Chantal Maillard. Foto: Antonio Pastor
No es que el "yo" de la diarista no aflore en sus dietarios -en este último, Bélgica, asistimos incluso a una verdadera explosión de narración autobiográfica explícita: la que tiene lugar en el cuaderno titulado "Las casas"-; pero lo hace casi siempre de manera problemática, dubitativa, esquiva incluso; partiendo de la convicción de que la interioridad así exhibida -a veces, dolorosamente- es una construcción cultural y, por tanto, un artificio que merece, al menos, un análisis crítico antes de ser asumido sin más.
A pesar, no obstante, de esta difícil puesta en cuestión de las condiciones mismas de la escritura, esta cuarta entrega de los diarios de Maillard tiene un argumento; y un argumento, si cabe, ajustado a una acreditada fórmula narrativa: la búsqueda. En los ocho "cuadernos de viaje" aquí reunidos, a los que hay que sumar los correspondientes "intervalos", la autora, que vive en España desde su adolescencia, da cuenta de otros tantos viajes a su país natal, Bélgica, llevada por diversos compromisos personales o literarios; y de cómo estos viajes proporcionan el marco a lo que ella llama la "ampliación" de una imagen recordada: "una carretilla con agua de la última lluvia". Esta imagen es un "destello"; es decir, el instantáneo reconocimiento, en una imagen presente, de una imagen pasada, despojada ésta de toda la carga analítica o sentimental aparejada al recuerdo consciente. La imagen se sitúa en la infancia. Y es la recuperación de esa infancia a través de otros "destellos" inducidos el objetivo que da sentido a estos regresos al país natal.
No es complaciente la autora con sus recuerdos; antes bien, el retrato que hace de su país natal abunda en la no demasiado favorable imagen literaria de éste: la que consagró Baudelaire con su célebre exabrupto (Pauvre Belgique!) o la que proporcionan textos tan meridianamente depresivos como Brujas la muerta, de Rodenbach. En los contrastados recuerdos de la autora, Bélgica se muestra bajo una indeleble máscara de conformismo y uniformidad, a la que la diarista contrapone la franqueza de la niña y adolescente que fue, el individualismo forjado en la soledad, e incluso la precozmente reafirmada conciencia de sí que proporciona el hábito de la lectura.

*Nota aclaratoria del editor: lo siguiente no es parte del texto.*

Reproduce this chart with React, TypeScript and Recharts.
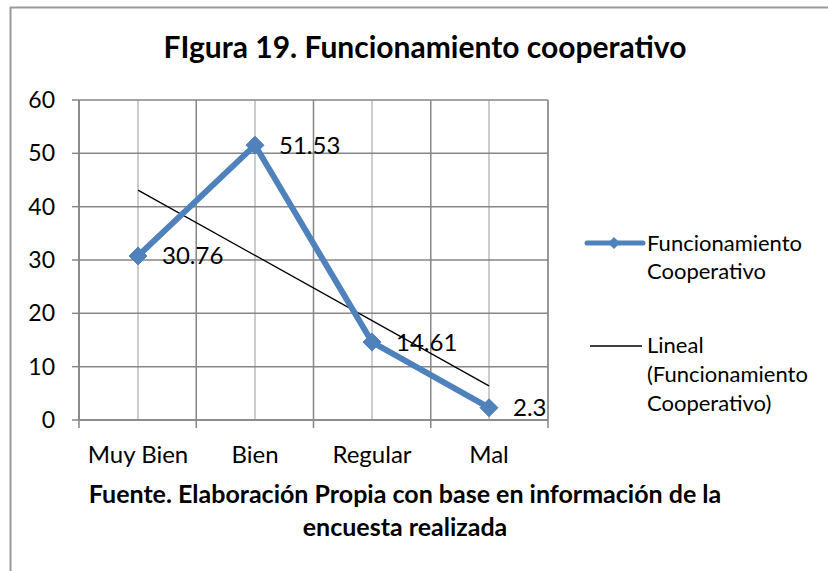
import { LineChart, Line, XAxis, YAxis, CartesianGrid, LabelList } from 'recharts';

const categories = ['Muy Bien', 'Bien', 'Regular', 'Mal'];
const funcionamiento = [30.76, 51.53, 14.61, 2.3];
// linear trend line: its two end points
const lineal = [43.1, null, null, 6.4];
const yTicks = [0, 10, 20, 30, 40, 50, 60];
// category boundaries, in category-index units
const boundaryTicks = [-0.5, 0.5, 1.5, 2.5, 3.5];

const BLUE = '#4f81bd';
const GRID = '#868686';
const GRID_LIGHT = '#bdbdbd';
const FONT = 'Lato, "Open Sans", sans-serif';

const data = categories.map((cat, i) => ({
  cat,
  idx: i,
  value: funcionamiento[i],
  trend: lineal[i],
}));

const Diamond = (props: any) => {
  const { cx, cy } = props;
  if (cx == null || cy == null) return null;
  const r = 9;
  return (
    <path
      d={`M${cx},${cy - r}L${cx + r},${cy}L${cx},${cy + r}L${cx - r},${cy}Z`}
      fill={BLUE}
      stroke={BLUE}
      strokeWidth={1}
    />
  );
};

export default function App() {
  return (
    <div style={{ position: 'absolute', left: 0, top: 0, width: 828, height: 571, background: '#fff', overflow: 'hidden', fontFamily: FONT }}>
      <LineChart
        width={828}
        height={571}
        data={data}
        margin={{ top: 100, right: 280, bottom: 100, left: 0 }}
      >
        {/* light grid at category centres */}
        <CartesianGrid xAxisId="cat" horizontal={false} stroke={GRID_LIGHT} strokeWidth={1.5} />
        {/* dark grid: value lines + category boundaries */}
        <CartesianGrid xAxisId="bnd" stroke={GRID} strokeWidth={1.5} />
        <XAxis
          xAxisId="bnd"
          dataKey="idx"
          type="number"
          scale="linear"
          domain={[-0.5, 3.5]}
          allowDataOverflow
          ticks={boundaryTicks}
          height={1}
          axisLine={{ stroke: GRID, strokeWidth: 1.5 }}
          tickLine={{ stroke: GRID, strokeWidth: 1.5 }}
          tickSize={8}
          tickFormatter={() => ''}
        />
        <XAxis
          xAxisId="cat"
          dataKey="cat"
          height={50}
          padding={{ left: 59, right: 59 }}
          axisLine={false}
          tickLine={false}
          tickSize={0}
          tickMargin={25}
          tick={{ fill: '#000', fontSize: 24, fontFamily: FONT }}
          interval={0}
        />
        <YAxis
          domain={[0, 60]}
          ticks={yTicks}
          width={79}
          axisLine={{ stroke: GRID, strokeWidth: 1.5 }}
          tickLine={{ stroke: GRID, strokeWidth: 1.5 }}
          tickSize={7}
          tickMargin={17}
          tick={{ fill: '#000', fontSize: 23, fontFamily: FONT }}
        />
        <Line
          xAxisId="cat"
          dataKey="trend"
          stroke="#000"
          strokeWidth={1.3}
          dot={false}
          connectNulls
          isAnimationActive={false}
        />
        <Line
          xAxisId="cat"
          dataKey="value"
          stroke={BLUE}
          strokeWidth={6}
          dot={<Diamond />}
          isAnimationActive={false}
        >
          <LabelList
            dataKey="value"
            position="right"
            offset={24}
            style={{ fill: '#000', fontSize: 24, fontFamily: FONT }}
          />
        </Line>
      </LineChart>

      <svg width={828} height={571} style={{ position: 'absolute', left: 0, top: 0, pointerEvents: 'none' }}>
        {/* chart frame */}
        <line x1={10.5} y1={7} x2={10.5} y2={571} stroke="#9a9a9a" strokeWidth={2} />
        <line x1={10} y1={7.5} x2={828} y2={7.5} stroke="#9a9a9a" strokeWidth={2} />

        <text x={425} y={58} textAnchor="middle" fontFamily={FONT} fontWeight="bold" fontSize={30} fill="#000">
          FIgura 19. Funcionamiento cooperativo
        </text>

        {/* legend */}
        <line x1={587} y1={243} x2={643} y2={243} stroke={BLUE} strokeWidth={5} strokeLinecap="round" />
        <path d="M614,237L620,243L614,249L608,243Z" fill={BLUE} />
        <text fontFamily={FONT} fontSize={22} fill="#000">
          <tspan x={647} y={251}>Funcionamiento</tspan>
          <tspan x={647} y={279}>Cooperativo</tspan>
        </text>
        <line x1={590} y1={346} x2={642} y2={346} stroke="#000" strokeWidth={1.3} />
        <text fontFamily={FONT} fontSize={22} fill="#000">
          <tspan x={647} y={353}>Lineal</tspan>
          <tspan x={647} y={382}>(Funcionamiento</tspan>
          <tspan x={647} y={411}>Cooperativo)</tspan>
        </text>

        {/* source note */}
        <text textAnchor="middle" fontFamily={FONT} fontWeight="bold" fontSize={25} fill="#000">
          <tspan x={405} y={503}>Fuente. Elaboración Propia con base en información de la</tspan>
          <tspan x={405} y={536}>encuesta realizada</tspan>
        </text>
      </svg>
    </div>
  );
}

Como Proust -al que dedica uno de los textos que componen el "Apéndice"- la autora emprende su particular "búsqueda" bajo la premisa de que los "destellos" que pueda deparar han de ser otras tantas ocasiones de gozo. A ese optimismo proustiano, sin embargo, opone Maillard una seria objeción: cuando esos "destellos" tienen como contenido una experiencia dolorosa, ¿el gozo del reencuentro es el mismo? Con ejemplar discreción, la autora da a entender que tiene poderosos motivos para dudarlo.
Con esa duda, que es también un reto planteado al lector, se cierra este exigente diario.